Broadly, the changes occurred in seven categories (in order of frequency):
- Residential fixed-charge increase
- Solar-valuation or net-metering studies
- Community solar
- Residential solar charges
- Third-party ownership of solar
- Utility-led rooftop PV programs
The report, compiled by Autumn Proudlove, Kate Daniel, Brian Lips, David Sarkisian and Achyut Shrestha, highlighted a significant shift in fixed-charge decisions — and it wasn’t in a good direction for solar.
Q3 saw 100% of requests (44) granted, at least partially. And the increases were significant — the average increase for utilities was 53 percent (with a mean of 37 percent).
In contrast, more than half of similar requests were refused in Q2.
Not surprisingly, changes to net-metering were the second-most-common action taken by the states. Utilities continued their crusade to alter significantly or eliminate entirely the credit rates they have to pay to solar customers who export solar electricity to the grid. Currently, 11 states are considering rate changes, up from seven last quarter.
Community solar, one of the fastest-growing solar markets in the United States, became a focus of utilities in Q3, with several states moving toward a more granular approach to customer charges. While most programs are structured so subscribers receive retail-rate per kWh credits on their bills, one state proposed time-of-use rates, and another wants to institute ever-elusive “value-of-solar rates.”
Lastly, demand charges remain on the dockets of many utilities, though investor-owned utilities have not made the majority of requests. As the report notes, two of the most recent proposals for demand charges applied to all customers instead of solely applying to residential customers.
The report also highlighted the top five solar policy developments in Q3 2016, including:
- The Arizona Corporation Commission’s (ACC) decided to approve an increase in a residential fixed charge, but delayed changes to demand charges and net-metering proposals until the state decides its broader value-of-distributed-generation (DG) proceeding. The delay will also allow November’s elections to be completed. Two of the five ACC commissioners are up for election.
- Nevada’s Public Utilities Commission’s (PUCN) decided to grandfather net-metering customers that installed systems by Dec. 31, 2015. The decision followed on the heels of their decision in December 2015 to reduce net-metering rates, which didn’t originally include the grandfathering provision. Gov. Brian Sandoval’s New Energy Industry Task Force recommended the legislature restore retail net metering with a $25 minimum bill until the PUCN decides on a comprehensive “value of solar” compensation mechanism. The Nevada legislature will reconvene on Feb. 6, 2017 and conclude on June 6.
- The Arkansas Public Service Commission (APSC) will launch an investigation into whether the state’s net-metering policies shift undue costs to non-solar customers. The results of the study would be used to decide whether changes need to be made to current net metering.
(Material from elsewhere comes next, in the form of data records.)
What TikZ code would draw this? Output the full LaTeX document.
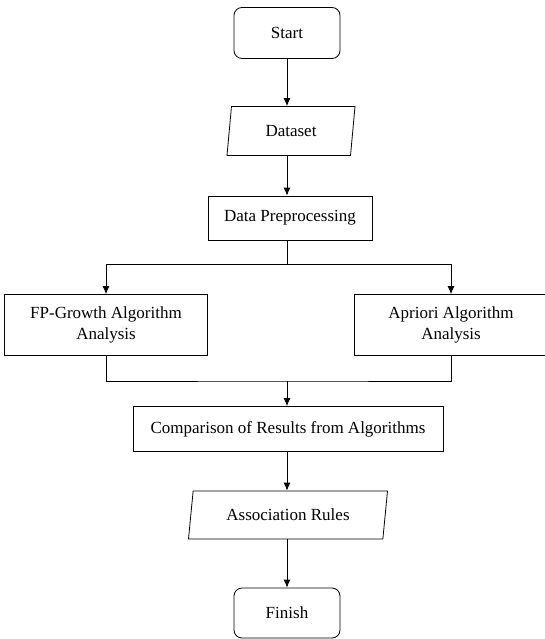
\documentclass[tikz,border=0pt]{standalone}
\usepackage{fontspec}
\setmainfont{Liberation Serif}
\usetikzlibrary{shapes.geometric,arrows.meta}
\begin{document}
\begin{tikzpicture}[x=1pt, y=-1pt, line width=0.8pt,
  >={Latex[length=8pt,width=7pt]},
  font=\fontsize{17}{21}\selectfont,
  term/.style={draw, rounded corners=8pt, minimum width=106pt, minimum height=51pt},
  procbox/.style={draw, align=center},
  iobox/.style={draw, trapezium, trapezium left angle=76, trapezium right angle=104,
    trapezium stretches body, inner xsep=2pt}]
\useasboundingbox (0,0) rectangle (545,639);
% Inicio
\node[term] (start) at (287,33) {Start};
% Datos de entrada
\node[iobox, minimum width=128pt, minimum height=49pt] (dataset) at (291,131) {Dataset};
% Preprocesamiento
\node[procbox, minimum width=164pt, minimum height=44pt] (prep) at (290,218) {Data Preprocessing};
% Dos algoritmos
\node[procbox, minimum width=203pt, minimum height=61pt] (fp) at (106,325) {FP-Growth Algorithm\\Analysis};
\node[procbox, minimum width=193pt, minimum height=61pt] (ap) at (451,325) {Apriori Algorithm\\Analysis};
% Comparacion
\node[procbox, minimum width=310pt, minimum height=45pt] (comp) at (288,429) {Comparison of Results from Algorithms};
% Reglas
\node[iobox, minimum width=199pt, minimum height=48pt] (rules) at (288,515) {Association Rules};
% Fin
\node[term, minimum height=50pt] (finish) at (287,613) {Finish};
% Puntos de union
\coordinate (split) at (287,264);
\coordinate (merge) at (287,381);
% Flechas
\draw[->] (start.south) -- (start.south |- dataset.north);
\draw[->] (start.south |- dataset.south) -- (start.south |- prep.north);
\draw (start.south |- prep.south) -- (split);
\draw[->] (split) -| (fp.north);
\draw[->] (split) -| (ap.north);
\draw (fp.south) |- (merge) -| (ap.south);
\draw[->] (merge) -- (merge |- comp.north);
\draw[->] (merge |- comp.south) -- (merge |- rules.north);
\draw[->] (merge |- rules.south) -- (merge |- finish.north);
\end{tikzpicture}
\end{document}
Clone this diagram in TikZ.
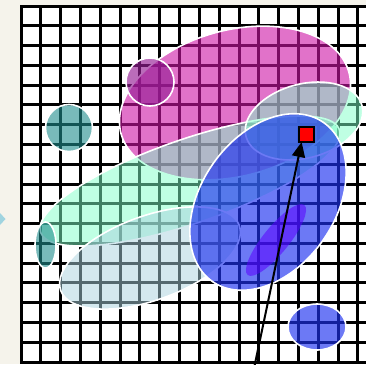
\documentclass[tikz,border=0pt]{standalone}
\usepackage{tikz}
\usepackage{xcolor}
\usetikzlibrary{arrows.meta, positioning}
\definecolor{cPaper}{RGB}{245,243,235}
\definecolor{cCue}{RGB}{160,212,224}
\definecolor{cMagenta}{RGB}{205,20,165}
\definecolor{cPlum}{RGB}{150,30,150}
\definecolor{cTeal}{RGB}{30,140,140}
\definecolor{cMint}{RGB}{128,255,200}
\definecolor{cPale}{RGB}{170,210,222}
\definecolor{cBlue}{RGB}{30,50,240}
\definecolor{cViolet}{RGB}{90,0,255}
\tikzset{
	gridline/.style={line width=3pt, black, line cap=rect},
	blob/.style={draw=white, line width=1.6pt, fill opacity=0.6},
	hitbox/.style={rectangle, draw=black, line width=2pt, fill=red, minimum size=15pt, inner sep=0pt, outer sep=0pt},
	pointer/.style={-{Triangle[length=15pt, width=13pt]}, line width=2pt},
}

\begin{document}
\begin{tikzpicture}[x=1pt, y=-1pt]
	\useasboundingbox (0,0) rectangle (366,364);
	% paper and sheet
	\fill[cPaper] (0,0) rectangle (366,364);
	\fill[white] (20,6) rectangle (366,363);
	\fill[cCue] (0,213) -- (5.5,219) -- (0,225) -- cycle;
	% grid
	\foreach \i in {0,...,17} \draw[gridline] ({21+19.82*\i},6) -- ({21+19.82*\i},362);
	\foreach \j in {0,...,18} \draw[gridline] (21,{6+19.78*\j}) -- (366,{6+19.78*\j});
	% blobs, back to front
	\draw[blob, fill=cMagenta, rotate around={15:(235,103)}] (235,103) ellipse (118 and 73);
	\draw[blob, fill=cPlum, fill opacity=0.65] (150,82) circle (24);
	\draw[blob, fill=cMint, fill opacity=0.5, rotate around={19:(190,181)}] (190,181) ellipse (158 and 42);
	\draw[blob, fill=cMint, fill opacity=0.5, rotate around={15:(304,121)}] (304,121) ellipse (60 and 37);
	\draw[blob, fill=cPale, fill opacity=0.5, rotate around={20:(150,258)}] (150,258) ellipse (95 and 42);
	\draw[blob, fill=cBlue, fill opacity=0.65, rotate around={55:(268,202)}] (268,202) ellipse (97 and 67);
	\draw[fill=cViolet, fill opacity=0.55, draw=none, rotate around={51:(276,240)}] (276,240) ellipse (45 and 13);
	\draw[blob, fill=cBlue, fill opacity=0.65] (317,327) ellipse (29 and 23);
	\draw[blob, fill=cTeal] (69,128) circle (23.5);
	\draw[blob, fill=cTeal] (45.5,245) ellipse (10.5 and 23);
	% target and pointer
	\node[hitbox] (goal) at (306.5,134.5) {};
	\coordinate (base) at (254.5,366);
	\draw[pointer] (base) -- (goal.-123);
\end{tikzpicture}
\end{document}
It should be noted that sixteen states have commissioned cost-benefit analyses on whether having solar consumers on the grid has a negative effect on non-solar customers (the list misses the studies in South Carolina, Mississippi and Louisiana). Only one study has given even the hint that ratepayers are harmed (Louisiana), and that study was done by a firm so closely tied to the fossil-fuels industry as to be easily discounted.
- Instead of implementing grid-access charges as it requested, Xcel Energy Colorado will implement a pilot program for time-of-use rates for residential customers.
- Significantly, the National Association of Regulatory Utility Commissioners issued a draft of its distributed-energy-resource (DER) compensation manual in July. It provides guidance for regulators across the country as they consider rate design.
The NCCETC report considered policy changes of investor-owned utilities and large publicly-owned or nonprofit utilities that served at least 100,000 customers.